In three years, we had maybe exchanged ten words total. Mostly just "morning" and occasionally "do you know if the meeting room is free." I told myself it was because we were on different teams. Honestly? He had this calm, unbothered energy that I deeply did not possess and found slightly intimidating.
Then one Thursday, my laptop charger gave up mid call not a warning flicker Just gone I got panic. I spotted his charger and walked over.
"Do you have a charger? Mine just died and I have a call in literally 3 minutes."
He unplugged his without hesitation and handed it to me. Didn't make a face about it. Didn't sigh. Just gave it.
When I came back to return it an hour later, I noticed his lunch a sad-looking sandwich that was clearly made in a rush, cling wrap slightly uneven, a little squished on one side.
I don't know what made me say it, but:
"That sandwich looks like it had a rough morning."
He looked down at it, then back at me, completely deadpan.
"It's been worse. Last week I forgot the bread entirely."
I burst out laughing. He smiled, the kind that reaches the eyes slowly, like it surprised even him.
We talked for 20 minutes about bad lunches, about the passive aggressive sticky notes in the office kitchen, about my cactus Jeff (Yes I gave it a name) who lives on my desk and has survived everything including one very dramatic accidental coffee spill. Wren seemed genuinely charmed that I'd named him.

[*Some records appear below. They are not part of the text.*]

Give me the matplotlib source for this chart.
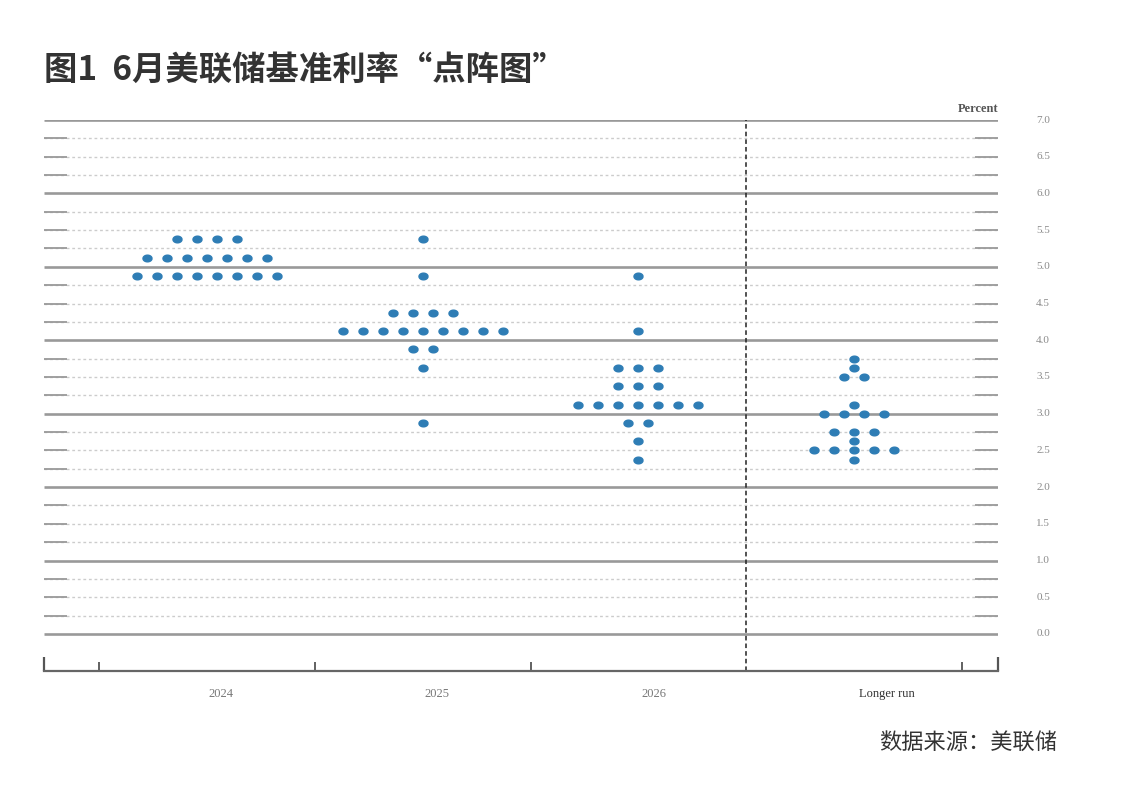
import numpy as np
import matplotlib.pyplot as plt
from matplotlib.path import Path

plt.rcParams['font.family'] = ['Noto Sans CJK SC', 'DejaVu Sans']

# FOMC dot plot, June 2024 (midpoints of target ranges, percent)
groups = ['2024', '2025', '2026', 'Longer run']
rates_2024 = [5.375, 5.125, 4.875]
counts_2024 = [4, 7, 8]
rates_2025 = [5.375, 4.875, 4.375, 4.125, 3.875, 3.625, 2.875]
counts_2025 = [1, 1, 4, 9, 2, 1, 1]
rates_2026 = [4.875, 4.125, 3.625, 3.375, 3.125, 2.875, 2.625, 2.375]
counts_2026 = [1, 1, 3, 3, 7, 2, 1, 1]
rates_longer = [3.75, 3.625, 3.5, 3.125, 3.0, 2.75, 2.625, 2.5, 2.375]
counts_longer = [1, 1, 2, 1, 4, 3, 1, 5, 1]
ytick_labels = ['0.0', '0.5', '1.0', '1.5', '2.0', '2.5', '3.0', '3.5',
                '4.0', '4.5', '5.0', '5.5', '6.0', '6.5', '7.0']

all_rates = [rates_2024, rates_2025, rates_2026, rates_longer]
all_counts = [counts_2024, counts_2025, counts_2026, counts_longer]

# slightly wide ellipse marker (the original image is stretched)
t = np.linspace(0, 2 * np.pi, 40)
ell = Path(np.column_stack([1.35 * np.cos(t), np.sin(t)]))

fig = plt.figure(figsize=(11.22, 8.06), dpi=100)
ax = fig.add_axes([44 / 1122, 1 - 671 / 806, (998 - 44) / 1122, (671 - 120) / 806])
x0, x1 = -0.756, 3.667
ymin, ymax = -0.504, 7.0
ax.set_xlim(x0, x1)
ax.set_ylim(ymin, ymax)
for s in ['top', 'left', 'right']:
    ax.spines[s].set_visible(False)
ax.spines['bottom'].set_color('#666666')
ax.spines['bottom'].set_linewidth(1.6)
ax.set_xticks([])
ax.set_yticks([])

# horizontal rules
seg = 23 / 215.7
for v in np.arange(0, 7.01, 0.25):
    if abs(v - round(v)) < 1e-6:
        ax.hlines(v, x0, x1, color='#999999', lw=1.9, zorder=1)
    else:
        ax.hlines(v, x0, x1, color='#cccccc', lw=1.0, linestyles=(0, (2, 2)), zorder=1)
        ax.hlines(v, x0, x0 + seg, color='#999999', lw=1.3, zorder=1)
        ax.hlines(v, x1 - seg, x1, color='#999999', lw=1.3, zorder=1)

# right-hand percent labels
for i, lab in enumerate(ytick_labels):
    ax.text(3.876, i * 0.5, lab, ha='center', va='center', fontsize=8,
            color='#8a8a8a', family=['Liberation Serif'], clip_on=False)
ax.text(x1, 7.15, 'Percent', ha='right', va='center', fontsize=9, fontweight='bold',
        color='#555555', family=['Liberation Serif'], clip_on=False)

# bottom axis ticks
for xt in [-0.5, 0.5, 1.5, 3.5]:
    ax.vlines(xt, ymin, ymin + 9 / 73.43, color='#555555', lw=1.3, clip_on=False)
for xt in [x0, x1]:
    ax.vlines(xt, ymin, ymin + 14 / 73.43, color='#555555', lw=1.6, clip_on=False)
ax.vlines(2.5, ymin, ymax, color='#222222', lw=1.1, linestyles=(0, (3, 2)), zorder=2)

# group labels
label_x = [0.065, 1.066, 2.07, 3.15]
for lx, g in zip(label_x, groups):
    ax.text(lx, ymin - 23 / 73.43, g, ha='center', va='center', fontsize=9,
            color='#333333' if g == 'Longer run' else '#777777',
            family=['Liberation Serif'], clip_on=False)

# dots
dx = 20 / 215.7
for gi, (rates, counts) in enumerate(zip(all_rates, all_counts)):
    for r, c in zip(rates, counts):
        xs = gi + (np.arange(c) - (c - 1) / 2) * dx
        ax.plot(xs, [r] * c, linestyle='none', marker=ell, markersize=6.5,
                color='#2e7db5', zorder=3)

fig.text(44 / 1122, 1 - 70 / 806, '图1  6月美联储基准利率“点阵图”', ha='left', va='center',
         fontsize=24, fontweight='bold', color='#333333')
fig.text(1057 / 1122, 1 - 742 / 806, '数据来源：美联储', ha='right', va='center',
         fontsize=16, color='#333333')

fig.savefig('out.png', dpi=100)
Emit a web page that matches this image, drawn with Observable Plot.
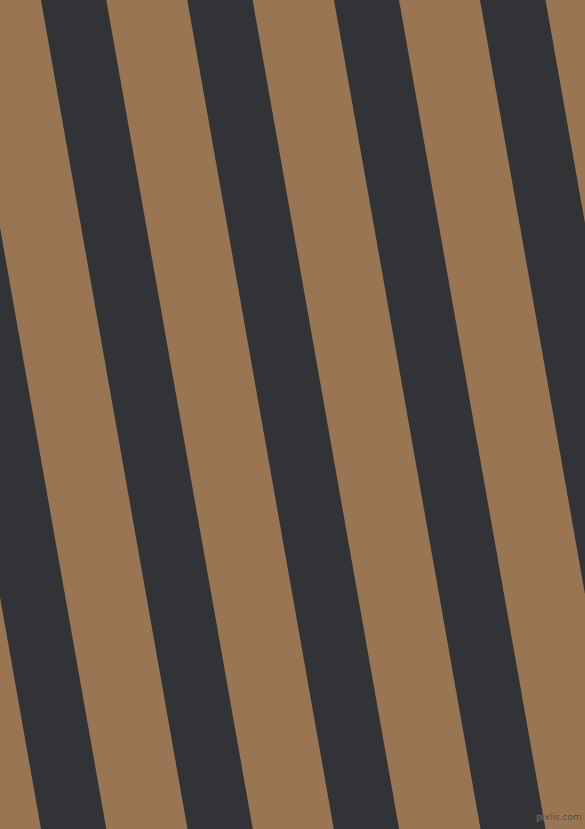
<!DOCTYPE html>
<html>
<head>
<meta charset="utf-8">
<script src="https://cdn.jsdelivr.net/npm/d3@7"></script>
<script src="https://cdn.jsdelivr.net/npm/@observablehq/plot@0.6"></script>
<style>
  html, body { margin: 0; padding: 0; background: #997553; }
  #chart svg { display: block; }
</style>
</head>
<body>
<div id="chart"></div>
<script>
// Dark stripe edges read at the top edge (y = 0), in pixels
const stripeIds = ["s0", "s1", "s2", "s3", "s4"];
const stripeTopLeft = [-105.5, 41, 187.3, 334, 480];
const stripeTopRight = [-40.2, 106.3, 252.6, 399, 545.5];
// Horizontal drift of every edge between top (y=0) and bottom (y=829)
const stripeShift = 146.5;
const yEnds = [0, 829];
const watermark = ["pixlis.com"];

const rows = [];
stripeIds.forEach((id, i) => {
  yEnds.forEach((y, j) => {
    rows.push({
      id,
      y,
      x1: stripeTopLeft[i] + j * stripeShift,
      x2: stripeTopRight[i] + j * stripeShift
    });
  });
});

const W = 585, H = 829;
const chart = Plot.plot({
  width: W,
  height: H,
  margin: 0,
  x: { domain: [0, W], range: [0, W], axis: null },
  y: { domain: [0, H], range: [0, H], axis: null },
  style: { background: "#997553" },
  marks: [
    Plot.areaX(rows, {
      y: "y", x1: "x1", x2: "x2", z: "id",
      fill: "#313337", clip: true, curve: "linear"
    }),
    Plot.text(watermark, {
      x: W - 4, y: H - 12, text: d => d,
      textAnchor: "end", fontSize: 9, fill: "#4a4540",
      fontFamily: "DejaVu Sans", stroke: "#a88a6a", strokeWidth: 0.6
    })
  ]
});
document.getElementById("chart").append(chart);
</script>
</body>
</html>
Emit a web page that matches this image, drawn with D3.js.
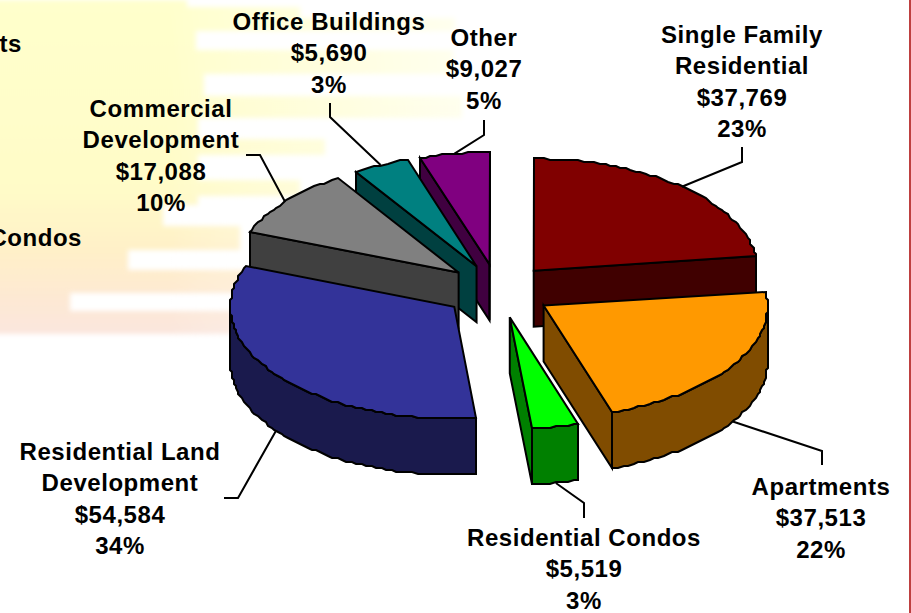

Before I left I said: "There's a place downstairs that does actually good food. In case you ever want to not eat a structurally questionable sandwich."
He said: "I'd like that."
That was two years ago.
We had lunch. Then another. Then dinners. Then long walks where we'd talk about everything and nothing then one evening Wren showed up at my door with Jeff I'd left the cactus at the office after we both switched to remote and said he thought Jeff should come home.
I didn't realize that's what he was also asking about himself until he said, very quietly:
"I think I'd like to keep coming back here If that's okay."
Reader, I married him.
He still can't make a sandwich to save his life but every evening Wren comes home and I tease him about it and he gives me that slow smile and Jeff the cactus sits on our windowsill still alive, still unbothered, a little smug
All of this because my charger died at the wrong moment and I said something impulsive about a sad sandwich.
If you're waiting for the right moment to talk to someone so your charger doesn't have to die first but if it does, maybe don't ignore it.